GM is pumping $100 million into factories to make self-driving cars
Self-driving cars are clearly not a lark to GM with the Detroit-based auto maker spending $100 million to upgrade two plants in Michigan to start building its self-driving car, the Cruise AV.
While companies from Google to Apple, Uber to Telsa are all working on self-driving vehicles, GM, a storied American automaker, is pushing heavily into autonomous technology. The Cruise AV will start production in 2019, although the company has already been producing test vehicles.
The car, which is expected to look somewhat like a Chevrolet Bolt, will be built to be completely autonomous: that means no steering wheel or pedals — in other words, no driver except for the AI inside the vehicle. Passengers will give directions and instructions to the car through a touchscreen on the dash.

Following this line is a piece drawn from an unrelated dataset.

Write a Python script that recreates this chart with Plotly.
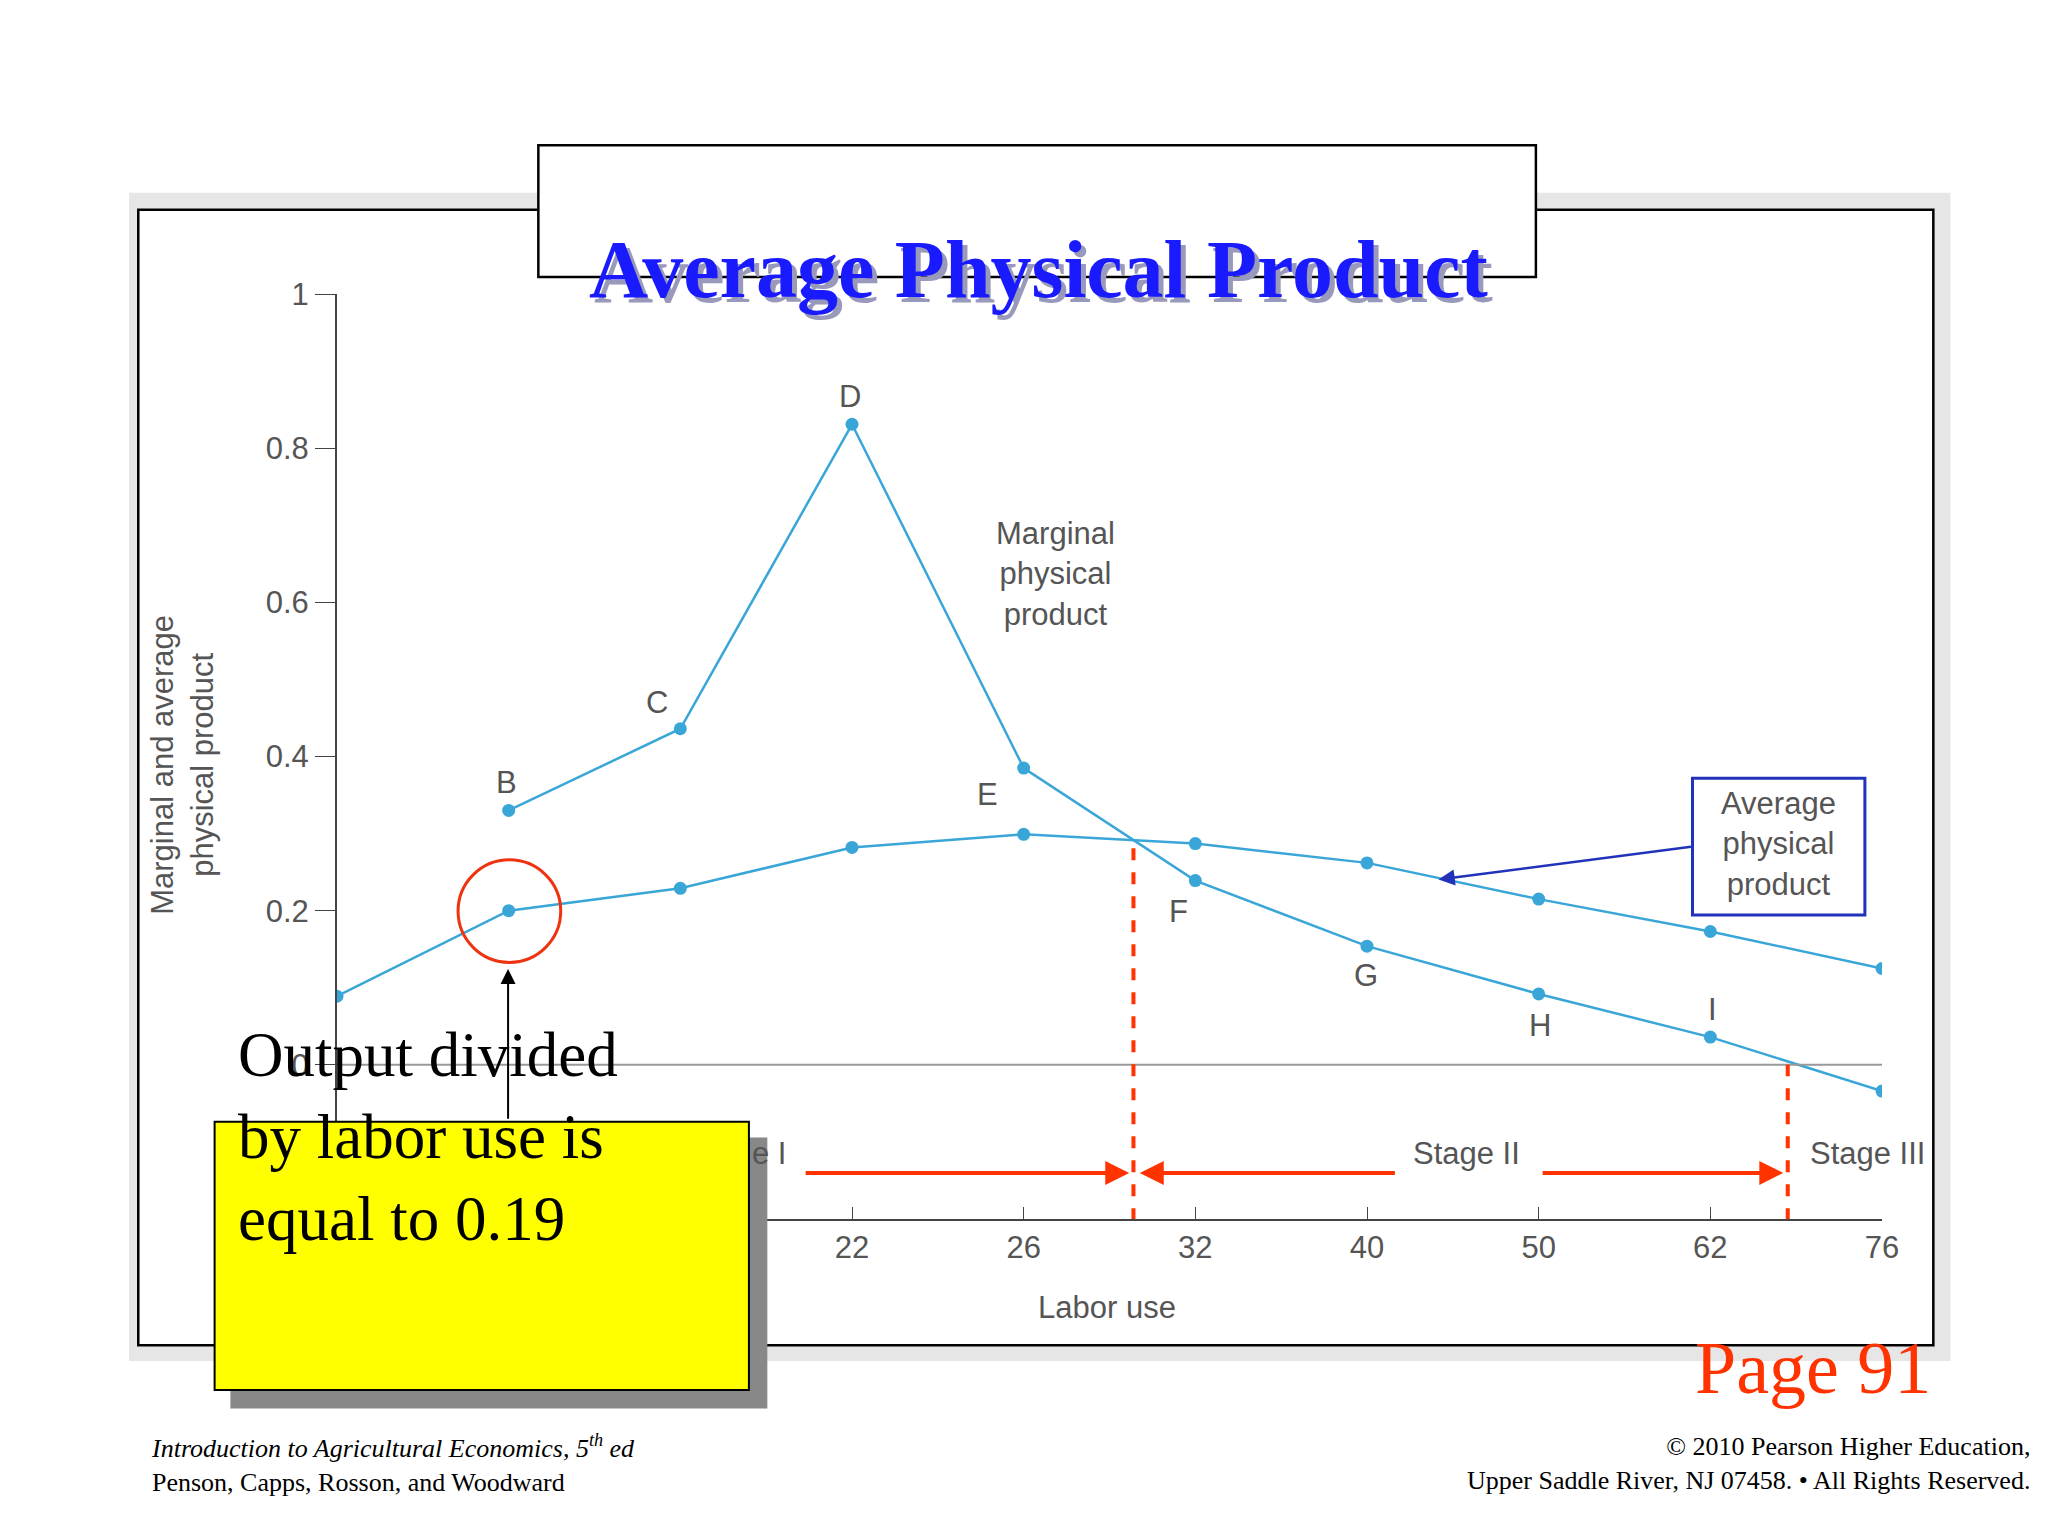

GM bought Cruise Automation — the tech behind the new Cruise AV — for a reported $600 million in 2016. The carmaker also hired famed hackers Charlie Miller and Chris Valasek just last year to bring their unique abilities to both GM's cybersecurity and self-driving car groups. The two had famously hacked a Jeep in 2015 remotely.
The automaker is moving quickly to get what it says will be self-driving car fleet on the road by 2021. and the $100 million investment earmarked for upgrades to both its Orion Assembly and its Brownstown Battery Assembly plants, both in Michigan.